Die Nierentransplantation verbessert im Vergleich zur Dialyse nicht nur die Lebensqualität, sondern reduziert auch Morbidität und Mortalität. Bereits 244 Tage nach einer Nierentransplantation haben Transplantierte im Vergleich zu Patienten, die auf eine Transplantatniere warten, einen Überlebensvorteil, der über die Zeit stetig zunimmt. Dieser Erfolg der Nierentransplantation war erst durch die Einführung neuer Immunsuppressiva, vor allem der Calcineurininhibitoren, Mitte der 1980er-Jahre möglich geworden. Der Verlust eines Nierentransplantats durch eine akute Abstoßung ist selten geworden. Akute Abstoßung und Organverlust im 1. Jahr sind zwar immer noch primärer Endpunkt zahlreicher Transplantationsstudien, doch die Probleme in der Klinik haben sich in den letzten Jahren gewandelt. Ungelöste Fragen, die zunehmend in den Fokus rücken, betreffen die Verbesserung des Langzeitüberlebens.

Während akute Abstoßungsepisoden inzwischen meist gut beherrscht werden können, sind die Möglichkeiten zur Beeinflussung der langsamen Funktionsverschlechterung des Nierentransplantates jenseits des 1. Jahres sehr begrenzt. Überlebenskurven aus großen Registern zeigen über die Jahre eine stetige Verbesserung des Transplantatüberlebens, dies beruht allerdings vor allem auf einer stetigen Verbesserung der 1-Jahres-Überlebensraten. Der Begriff der chronischen Transplantatdysfunktion darf nicht darüber hinwegtäuschen, dass die zugrunde liegenden Schädigungen, die zur interstitiellen Fibrose und Tubulusatrophie führen, früh gesetzt werden, zum Teil schon bevor das Organ implantiert ist.
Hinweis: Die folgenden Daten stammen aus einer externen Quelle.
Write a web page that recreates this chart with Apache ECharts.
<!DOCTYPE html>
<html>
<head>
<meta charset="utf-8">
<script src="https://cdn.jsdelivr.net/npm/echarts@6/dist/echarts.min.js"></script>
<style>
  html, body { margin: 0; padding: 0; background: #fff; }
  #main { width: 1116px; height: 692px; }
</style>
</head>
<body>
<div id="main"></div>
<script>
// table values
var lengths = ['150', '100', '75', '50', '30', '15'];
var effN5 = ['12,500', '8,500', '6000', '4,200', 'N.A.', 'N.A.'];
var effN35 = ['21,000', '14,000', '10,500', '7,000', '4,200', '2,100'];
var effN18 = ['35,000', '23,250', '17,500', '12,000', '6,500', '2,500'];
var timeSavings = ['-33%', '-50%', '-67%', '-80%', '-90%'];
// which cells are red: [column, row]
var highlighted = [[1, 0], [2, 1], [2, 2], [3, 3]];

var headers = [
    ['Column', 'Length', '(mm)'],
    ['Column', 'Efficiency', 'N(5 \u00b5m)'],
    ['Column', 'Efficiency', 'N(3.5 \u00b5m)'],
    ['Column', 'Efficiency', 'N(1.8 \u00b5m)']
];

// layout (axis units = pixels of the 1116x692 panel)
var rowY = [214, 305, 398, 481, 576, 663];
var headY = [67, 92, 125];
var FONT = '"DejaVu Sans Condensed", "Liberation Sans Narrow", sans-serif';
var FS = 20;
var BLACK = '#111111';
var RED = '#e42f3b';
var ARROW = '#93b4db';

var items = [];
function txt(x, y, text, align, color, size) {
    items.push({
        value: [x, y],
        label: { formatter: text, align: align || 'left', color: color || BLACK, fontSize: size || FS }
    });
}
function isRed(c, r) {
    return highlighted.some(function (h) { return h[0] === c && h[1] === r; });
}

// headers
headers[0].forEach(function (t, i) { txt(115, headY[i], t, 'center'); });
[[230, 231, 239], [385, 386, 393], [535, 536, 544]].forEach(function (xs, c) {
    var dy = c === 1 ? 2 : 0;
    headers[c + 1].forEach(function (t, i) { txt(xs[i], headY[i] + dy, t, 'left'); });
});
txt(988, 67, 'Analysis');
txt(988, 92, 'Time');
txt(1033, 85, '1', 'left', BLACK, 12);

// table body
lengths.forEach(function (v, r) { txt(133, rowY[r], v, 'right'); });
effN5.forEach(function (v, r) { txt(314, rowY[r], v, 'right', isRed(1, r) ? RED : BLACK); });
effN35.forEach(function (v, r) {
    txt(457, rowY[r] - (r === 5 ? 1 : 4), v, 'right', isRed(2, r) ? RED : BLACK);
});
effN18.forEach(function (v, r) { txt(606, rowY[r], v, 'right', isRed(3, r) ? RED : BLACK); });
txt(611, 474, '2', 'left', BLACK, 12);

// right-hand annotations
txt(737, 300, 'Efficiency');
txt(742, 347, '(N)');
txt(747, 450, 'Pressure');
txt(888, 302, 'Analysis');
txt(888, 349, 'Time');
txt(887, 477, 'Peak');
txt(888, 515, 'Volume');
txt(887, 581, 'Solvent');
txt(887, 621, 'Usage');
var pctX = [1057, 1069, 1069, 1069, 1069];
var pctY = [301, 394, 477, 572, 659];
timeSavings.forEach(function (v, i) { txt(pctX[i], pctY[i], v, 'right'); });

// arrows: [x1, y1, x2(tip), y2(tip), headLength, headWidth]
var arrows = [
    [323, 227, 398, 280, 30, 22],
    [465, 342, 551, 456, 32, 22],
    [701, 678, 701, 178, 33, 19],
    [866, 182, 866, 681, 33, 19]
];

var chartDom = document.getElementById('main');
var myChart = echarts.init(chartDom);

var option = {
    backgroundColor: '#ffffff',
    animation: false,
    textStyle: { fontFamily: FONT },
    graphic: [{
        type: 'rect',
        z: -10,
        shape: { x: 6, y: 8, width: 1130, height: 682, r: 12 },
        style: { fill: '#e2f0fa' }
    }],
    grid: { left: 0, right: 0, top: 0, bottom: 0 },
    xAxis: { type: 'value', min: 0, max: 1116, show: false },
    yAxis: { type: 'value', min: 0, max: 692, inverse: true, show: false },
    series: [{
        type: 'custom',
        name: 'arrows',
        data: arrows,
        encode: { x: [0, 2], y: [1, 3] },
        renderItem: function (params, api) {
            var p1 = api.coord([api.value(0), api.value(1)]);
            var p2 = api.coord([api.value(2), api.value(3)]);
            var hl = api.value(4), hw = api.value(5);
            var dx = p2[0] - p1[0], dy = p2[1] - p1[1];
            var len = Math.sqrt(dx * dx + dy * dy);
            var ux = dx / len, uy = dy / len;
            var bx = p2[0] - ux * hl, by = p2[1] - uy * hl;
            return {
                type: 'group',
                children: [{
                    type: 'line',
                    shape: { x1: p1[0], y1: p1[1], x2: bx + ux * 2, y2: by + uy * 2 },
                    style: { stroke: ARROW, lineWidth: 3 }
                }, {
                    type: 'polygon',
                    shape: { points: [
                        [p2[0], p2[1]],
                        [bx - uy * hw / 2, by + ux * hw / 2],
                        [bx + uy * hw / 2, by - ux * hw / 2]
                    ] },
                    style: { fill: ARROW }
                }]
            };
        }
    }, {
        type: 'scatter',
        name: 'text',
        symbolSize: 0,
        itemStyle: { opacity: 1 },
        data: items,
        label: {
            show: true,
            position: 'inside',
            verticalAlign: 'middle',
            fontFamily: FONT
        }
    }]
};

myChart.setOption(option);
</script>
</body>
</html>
Eine Protokollbiopsiestudie an kombiniert Niere-Pankreas-transplantierten Patienten über 10 Jahre zeigt die Entwicklung chronischer Veränderungen der Transplantatniere ohne begleitende Veränderungen durch die Grunderkrankung (Diabetes mellitus Typ 1 durch Pankreastransplantation „geheilt“). In der Frühphase nach Transplantation treten tubulointerstitielle Veränderungen an der Niere auf, ausgehend von ischämischen Schäden sowie vorangegangener akuter klinischer oder subklinischer Rejektion. Später überwiegen Veränderungen wie chronische Rejektion, Calcineurininhibitortoxizität (bei 50–60 % der Patienten nach 2–7 Jahren und fast 100 % der Patienten nach 10 Jahren), sowie die zu der Zeit als „chronische Allograftnephropathie“ bezeichneten Läsionen (bei 58,4 % der Patienten nach 10 Jahren mit Sklerosierung von 37,3 % aller Glomeruli). Die tubulointerstitiellen und glomerulären Schädigungen waren irreversibel und haben zur Verschlechterung der Nierenfunktion und Transplantatverlust geführt.
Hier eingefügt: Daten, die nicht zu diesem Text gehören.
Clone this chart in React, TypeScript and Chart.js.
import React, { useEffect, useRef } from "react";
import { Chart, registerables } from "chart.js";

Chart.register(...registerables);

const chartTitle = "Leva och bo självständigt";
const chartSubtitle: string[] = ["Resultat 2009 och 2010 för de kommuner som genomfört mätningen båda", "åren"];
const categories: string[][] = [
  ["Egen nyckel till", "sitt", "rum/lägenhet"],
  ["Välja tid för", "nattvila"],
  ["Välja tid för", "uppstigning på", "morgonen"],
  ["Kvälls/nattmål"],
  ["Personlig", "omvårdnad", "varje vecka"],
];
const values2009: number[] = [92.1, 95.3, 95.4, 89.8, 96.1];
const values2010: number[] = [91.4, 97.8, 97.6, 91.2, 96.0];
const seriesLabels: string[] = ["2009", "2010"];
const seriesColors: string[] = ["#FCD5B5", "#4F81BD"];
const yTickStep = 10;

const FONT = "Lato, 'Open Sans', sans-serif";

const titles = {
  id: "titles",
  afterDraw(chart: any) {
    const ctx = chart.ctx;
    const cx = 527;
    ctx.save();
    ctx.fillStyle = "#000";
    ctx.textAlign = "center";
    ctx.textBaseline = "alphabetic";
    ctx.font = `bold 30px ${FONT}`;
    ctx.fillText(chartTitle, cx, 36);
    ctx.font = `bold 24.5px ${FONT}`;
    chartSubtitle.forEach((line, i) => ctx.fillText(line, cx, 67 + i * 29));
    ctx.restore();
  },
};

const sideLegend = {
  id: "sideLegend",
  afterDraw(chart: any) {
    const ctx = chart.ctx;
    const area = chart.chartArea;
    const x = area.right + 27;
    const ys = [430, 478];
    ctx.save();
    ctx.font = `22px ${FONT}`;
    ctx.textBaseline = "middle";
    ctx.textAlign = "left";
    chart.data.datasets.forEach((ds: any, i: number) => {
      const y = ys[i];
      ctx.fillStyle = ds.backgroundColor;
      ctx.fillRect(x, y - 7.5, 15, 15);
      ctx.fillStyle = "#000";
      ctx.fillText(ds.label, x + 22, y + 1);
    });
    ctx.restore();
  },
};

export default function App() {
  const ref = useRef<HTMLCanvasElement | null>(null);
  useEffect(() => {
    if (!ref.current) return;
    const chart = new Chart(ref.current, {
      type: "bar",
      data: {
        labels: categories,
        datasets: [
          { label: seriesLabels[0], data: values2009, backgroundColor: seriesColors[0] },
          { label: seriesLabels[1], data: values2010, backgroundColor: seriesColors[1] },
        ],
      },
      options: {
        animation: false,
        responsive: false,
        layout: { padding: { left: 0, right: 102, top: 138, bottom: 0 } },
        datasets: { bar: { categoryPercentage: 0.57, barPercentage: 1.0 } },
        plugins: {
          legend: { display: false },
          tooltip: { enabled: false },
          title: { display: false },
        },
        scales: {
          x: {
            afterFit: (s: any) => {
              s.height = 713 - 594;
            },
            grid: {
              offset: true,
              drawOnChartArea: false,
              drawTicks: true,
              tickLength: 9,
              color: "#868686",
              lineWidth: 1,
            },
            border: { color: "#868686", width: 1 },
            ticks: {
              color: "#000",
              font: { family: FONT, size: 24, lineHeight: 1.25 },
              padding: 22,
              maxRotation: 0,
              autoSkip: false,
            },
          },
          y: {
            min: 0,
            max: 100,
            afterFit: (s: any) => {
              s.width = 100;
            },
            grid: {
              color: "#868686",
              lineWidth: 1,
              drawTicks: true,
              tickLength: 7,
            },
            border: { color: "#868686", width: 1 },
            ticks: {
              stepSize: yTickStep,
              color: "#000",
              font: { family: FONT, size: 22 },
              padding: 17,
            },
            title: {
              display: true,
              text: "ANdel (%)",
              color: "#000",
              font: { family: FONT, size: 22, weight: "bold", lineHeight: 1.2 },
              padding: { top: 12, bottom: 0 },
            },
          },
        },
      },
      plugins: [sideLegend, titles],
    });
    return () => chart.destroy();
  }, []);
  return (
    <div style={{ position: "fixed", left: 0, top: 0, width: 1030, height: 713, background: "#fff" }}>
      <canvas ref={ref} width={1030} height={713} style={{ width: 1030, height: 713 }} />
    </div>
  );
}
Die vorgestellten Daten demonstrieren, warum es weiterhin dringend notwendig ist, neue Immunsuppressiva und immunsuppressive Konzepte zu entwickeln. Ziel dieser Anstrengungen muss es sein, Immunsuppressiva und immunsuppressive Protokolle zu erhalten, die größtmögliche Wirkung bei minimaler Nebenwirkung haben. Die Bestrebungen gehen vor allem dahin, sowohl die Calcineurininhibitoren Ciclosporin und Tacrolimus als auch Steroide einzusparen bzw. vollständig auf diese verzichten zu können.

Dabei sollten wir allerdings nicht vergessen, dass das Überleben von Patient und Nierentransplantat auch entscheidend davon abhängt, inwieweit Blutdruck und Blutzucker ausreichend kontrolliert sind. Die Effekte einer optimalen Blutdruckeinstellung auf das Transplantatüberleben sind in diesem Zusammenhang wahrscheinlich höher einzustufen, als der Effekt der Gabe des einen versus des anderen Calcineurininhibitors.